Scanning the Internet for Liveness

Internet-wide scanning (or probing) has emerged as a key measurement technique to study a diverse set of the Internet’s properties, including address space utilization, host reachability, topology, service availability, vulnerabilities, and service discrimination. But despite its widespread use and critical importance for Internet measurement, we still lack a clear understanding of IP liveness—whether a target IP address responds to a probe packet. What type of probe packets should we send if we, for example, want to maximize the responding host population? What type of responses can we expect and which factors determine such responses? What degree of consistency can we expect when probing the same host with different probe packets?

In our recent paper Scanning the Internet for Liveness, we presented a systematic analysis of liveness and how it shows up in active scanning campaigns. We developed a taxonomy of liveness which we employed to develop a method to perform concurrent IPv4 scans using ICMP, five TCP-based, and two UDP-based protocols, capturing all responses to our probes. Our key findings are:

  • Responsive host populations are highly sensitive to the choice of probe.

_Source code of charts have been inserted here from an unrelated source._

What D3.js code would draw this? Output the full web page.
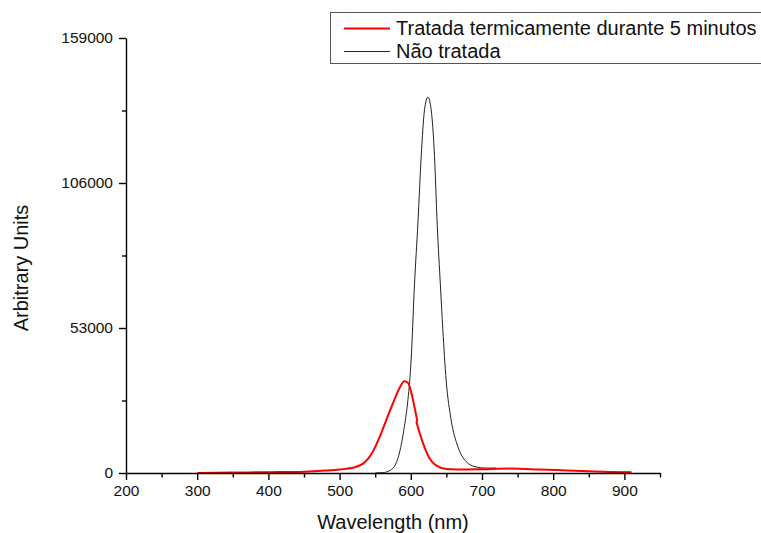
<!DOCTYPE html>
<html>
<head>
<meta charset="utf-8">
<script src="https://cdn.jsdelivr.net/npm/d3@7"></script>
<style>
  html, body { margin: 0; padding: 0; background: #fff; }
  svg { display: block; font-family: Arial, "Liberation Sans", sans-serif; }
</style>
</head>
<body>
<svg id="chart" width="761" height="533"></svg>
<script>
// ---------- data ----------
const seriesNames = ["Tratada termicamente durante 5 minutos", "Não tratada"];

// red series: two recorded segments (small jog near 608 nm)
const tratadaWavelengthA = [300, 350, 400, 450, 480, 500, 520, 535, 545, 556, 565, 575, 584, 591, 596, 602, 606, 609];
const tratadaValuesA     = [0, 150, 300, 500, 900, 1300, 2000, 3800, 7000, 13000, 19000, 25500, 31000, 33500, 33000, 28000, 23000, 19300];
const tratadaWavelengthB = [608, 612, 617, 626, 636, 650, 680, 700, 740, 780, 820, 850, 880, 910];
const tratadaValuesB     = [18600, 15000, 11000, 5500, 2700, 1500, 1300, 1400, 1600, 1300, 900, 600, 400, 250];

const naoTratadaWavelength = [550, 560, 566, 571, 577, 584, 591, 596, 600.5, 605, 610, 614.6, 619.3, 624, 628.6, 633.3, 637, 641.7, 645, 649.6, 656.6, 666, 677.6, 691.7, 705, 720];
const naoTratadaValues     = [0, 100, 400, 1000, 2400, 7300, 17000, 26800, 41400, 68000, 91400, 115700, 132800, 137400, 132800, 115700, 91400, 68000, 52400, 34100, 19500, 9700, 4200, 2200, 1800, 1800];

const xTicksMajor = [200, 300, 400, 500, 600, 700, 800, 900];
const xTicksMinor = [250, 350, 450, 550, 650, 750, 850, 950];
const yTicksMajor = [0, 53000, 106000, 159000];
const yTicksMinor = [26500, 79500, 132500];

// ---------- layout ----------
const svg = d3.select("#chart");
const x = d3.scaleLinear().domain([200, 950]).range([126, 660]);
const y = d3.scaleLinear().domain([0, 159000]).range([473, 38]);

const line = d3.line().x(d => x(d[0])).y(d => y(d[1])).curve(d3.curveMonotoneX);
const straight = d3.line().x(d => x(d[0])).y(d => y(d[1]));

const tratadaA = tratadaWavelengthA.map((w, i) => [w, tratadaValuesA[i]]);
const tratadaB = tratadaWavelengthB.map((w, i) => [w, tratadaValuesB[i]]);
const naoTratada = naoTratadaWavelength.map((w, i) => [w, naoTratadaValues[i]]);

svg.append("path")
  .datum(naoTratada)
  .attr("fill", "none")
  .attr("stroke", "#222")
  .attr("stroke-width", 1)
  .attr("d", line);

[tratadaA, tratadaB].forEach(seg => {
  svg.append("path")
    .datum(seg)
    .attr("fill", "none")
    .attr("stroke", "#ff0000")
    .attr("stroke-width", 2)
    .attr("stroke-linejoin", "round")
    .attr("d", line);
});
// join between the two segments
svg.append("path")
  .datum([tratadaA[tratadaA.length - 1], tratadaB[0]])
  .attr("fill", "none")
  .attr("stroke", "#ff0000")
  .attr("stroke-width", 2)
  .attr("stroke-linecap", "round")
  .attr("d", straight);

// axes
const xAxis = svg.append("g").attr("transform", "translate(0,473)");
xAxis.call(d3.axisBottom(x).tickValues(xTicksMajor).tickSize(7).tickSizeOuter(0).tickPadding(5).tickFormat(d3.format("d")));
xAxis.append("g").call(d3.axisBottom(x).tickValues(xTicksMinor).tickSize(4.5).tickSizeOuter(0).tickFormat(""))
  .select(".domain").remove();

const yAxis = svg.append("g").attr("transform", "translate(126,0)");
yAxis.call(d3.axisLeft(y).tickValues(yTicksMajor).tickSize(7).tickSizeOuter(0).tickPadding(6).tickFormat(d3.format("d")));
yAxis.append("g").call(d3.axisLeft(y).tickValues(yTicksMinor).tickSize(4).tickSizeOuter(0).tickFormat(""))
  .select(".domain").remove();

svg.selectAll(".domain").attr("stroke", "#000").attr("stroke-width", 1.4);
svg.selectAll(".tick line").attr("stroke", "#000").attr("stroke-width", 1.4);
svg.selectAll(".tick text").attr("font-size", "15.5px").attr("fill", "#111")
  .attr("font-family", "Arial, 'Liberation Sans', sans-serif");

// axis titles
svg.append("text")
  .attr("x", 393).attr("y", 529)
  .attr("text-anchor", "middle")
  .attr("font-size", "20px").attr("fill", "#111")
  .text("Wavelength (nm)");

svg.append("text")
  .attr("transform", "translate(28,268) rotate(-90)")
  .attr("text-anchor", "middle")
  .attr("font-size", "20px").attr("fill", "#111")
  .text("Arbitrary Units");

// legend
const legend = svg.append("g");
legend.append("rect")
  .attr("x", 330.5).attr("y", 12.5).attr("width", 440).attr("height", 51)
  .attr("fill", "#fff").attr("stroke", "#555").attr("stroke-width", 1);
const legendColors = ["#ff0000", "#222"];
const legendWidths = [2, 1];
const legendY = [28.5, 51.5];
seriesNames.forEach((name, i) => {
  legend.append("line")
    .attr("x1", 344).attr("x2", 390)
    .attr("y1", legendY[i]).attr("y2", legendY[i])
    .attr("stroke", legendColors[i]).attr("stroke-width", legendWidths[i]);
  legend.append("text")
    .attr("x", 396).attr("y", legendY[i] + 6.8)
    .attr("font-size", "20px").attr("fill", "#111")
    .text(name);
});
</script>
</body>
</html>
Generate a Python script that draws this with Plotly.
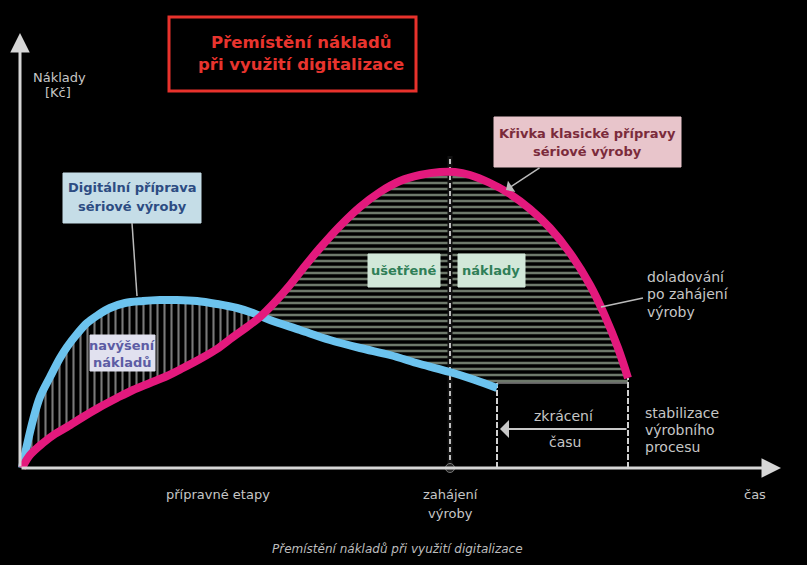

While ICMP discovers the highest number of raw IPs, our TCP and UDP measurements exclusively contribute a fifth to the total population of responsive hosts.
  • Collecting ICMP Error messages for TCP and UDP scans increases the responsive population by more than 13%, and provides new opportunities to interpret scan results.
  • At the transport layer, our concurrent measurements reveal that the majority of hosts exhibit inconsistent behaviour when probed on different ports, and that capturing negative responses significantly improves scanning completeness.
  • Our concurrent scans allow us to identify nearly 2M tarpits (IPs masquerading as fake hosts) that would bias measurements that do not take them into account.
  • Our study of cross-protocol liveness shows that responsiveness for some protocols is correlated, suggesting that the same seed set of responsive IP addresses can be potentially used to bootstrap multiple highly-correlated target populations to reduce scan traffic.

This work recently appeared in the April 2018 issue of ACM SIGCOMM Computer Communication Review (CCR), and was conducted in collaboration with Philipp Richter (MIT), Mobin Javed (LUMS Pakistan, ICSI Berkeley), Srikanth Sundaresan (Princeton University), Zakir Durumeric (Stanford University), Steven J. Murdoch (University College London), Richard Mortier (University of Cambridge) and Vern Paxson (UC Berkeley, ICSI Berkeley). Overall, this study yields practical insights and methodological improvements for the design and the execution of active Internet measurement studies. We released the code and data of this work as open source to allow for reproducibility of the results, and to enable further research.